> Task directions
Each line that contains the word "this" counts once; give the total for the records below and nothing else.

> Records provided
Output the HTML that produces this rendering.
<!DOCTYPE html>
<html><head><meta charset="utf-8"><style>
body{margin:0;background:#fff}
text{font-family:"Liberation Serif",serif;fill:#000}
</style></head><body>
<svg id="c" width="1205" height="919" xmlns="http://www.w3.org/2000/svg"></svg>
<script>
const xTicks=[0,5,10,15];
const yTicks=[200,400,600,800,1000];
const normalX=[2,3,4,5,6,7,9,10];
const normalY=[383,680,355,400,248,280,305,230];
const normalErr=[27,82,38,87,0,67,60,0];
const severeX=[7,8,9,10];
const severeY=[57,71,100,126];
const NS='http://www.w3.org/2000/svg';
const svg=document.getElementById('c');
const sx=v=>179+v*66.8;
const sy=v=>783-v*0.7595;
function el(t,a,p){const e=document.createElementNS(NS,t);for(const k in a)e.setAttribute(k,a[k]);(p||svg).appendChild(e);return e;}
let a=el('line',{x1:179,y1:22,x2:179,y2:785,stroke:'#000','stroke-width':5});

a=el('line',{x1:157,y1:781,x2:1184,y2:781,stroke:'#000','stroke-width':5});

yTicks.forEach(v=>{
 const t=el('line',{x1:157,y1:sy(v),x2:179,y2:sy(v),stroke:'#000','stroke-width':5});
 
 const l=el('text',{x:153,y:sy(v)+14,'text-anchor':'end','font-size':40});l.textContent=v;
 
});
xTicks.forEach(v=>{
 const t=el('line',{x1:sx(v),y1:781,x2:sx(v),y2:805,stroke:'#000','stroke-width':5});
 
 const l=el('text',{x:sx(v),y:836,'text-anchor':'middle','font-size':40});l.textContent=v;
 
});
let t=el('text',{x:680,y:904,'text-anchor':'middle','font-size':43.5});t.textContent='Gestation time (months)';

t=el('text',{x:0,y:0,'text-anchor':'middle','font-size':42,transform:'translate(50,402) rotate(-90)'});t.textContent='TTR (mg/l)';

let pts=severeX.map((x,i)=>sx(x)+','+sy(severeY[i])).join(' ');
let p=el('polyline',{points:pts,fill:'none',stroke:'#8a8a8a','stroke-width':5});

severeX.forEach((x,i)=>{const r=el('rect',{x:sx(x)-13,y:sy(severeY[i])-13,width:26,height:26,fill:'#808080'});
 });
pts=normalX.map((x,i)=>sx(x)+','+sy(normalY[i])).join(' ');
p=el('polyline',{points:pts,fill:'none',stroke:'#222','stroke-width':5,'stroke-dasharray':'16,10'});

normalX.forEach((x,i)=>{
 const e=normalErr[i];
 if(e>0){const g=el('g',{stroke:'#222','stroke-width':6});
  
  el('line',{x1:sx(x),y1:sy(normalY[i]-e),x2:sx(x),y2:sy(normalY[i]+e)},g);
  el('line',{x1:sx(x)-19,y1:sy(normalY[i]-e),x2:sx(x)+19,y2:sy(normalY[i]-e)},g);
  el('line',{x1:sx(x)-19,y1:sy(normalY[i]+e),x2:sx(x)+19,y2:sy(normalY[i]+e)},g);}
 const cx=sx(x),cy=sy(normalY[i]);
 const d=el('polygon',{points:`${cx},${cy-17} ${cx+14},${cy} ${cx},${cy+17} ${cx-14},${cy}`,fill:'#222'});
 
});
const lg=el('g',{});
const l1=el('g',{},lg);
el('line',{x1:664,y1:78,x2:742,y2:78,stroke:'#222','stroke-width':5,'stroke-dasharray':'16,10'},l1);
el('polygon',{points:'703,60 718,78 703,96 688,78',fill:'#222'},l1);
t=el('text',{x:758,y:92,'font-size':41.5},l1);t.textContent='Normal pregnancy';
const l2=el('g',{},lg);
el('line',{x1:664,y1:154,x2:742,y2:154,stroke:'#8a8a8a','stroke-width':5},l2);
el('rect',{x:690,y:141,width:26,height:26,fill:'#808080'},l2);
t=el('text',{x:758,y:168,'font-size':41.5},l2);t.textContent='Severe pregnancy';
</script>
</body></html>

==

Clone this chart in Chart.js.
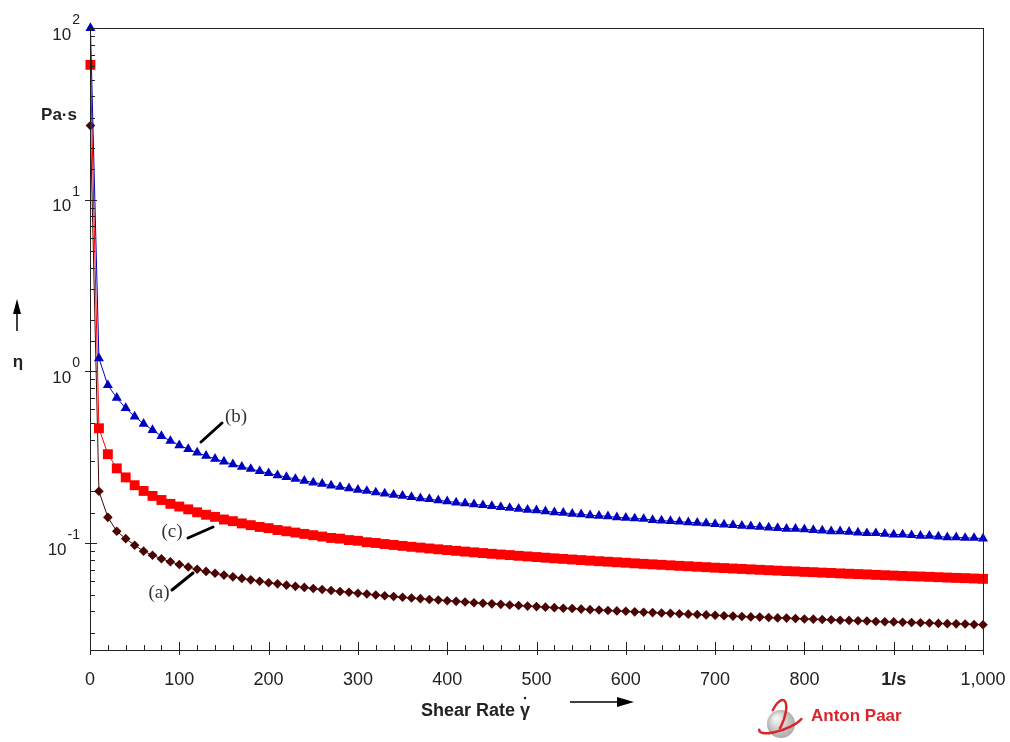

> Exercise answer
2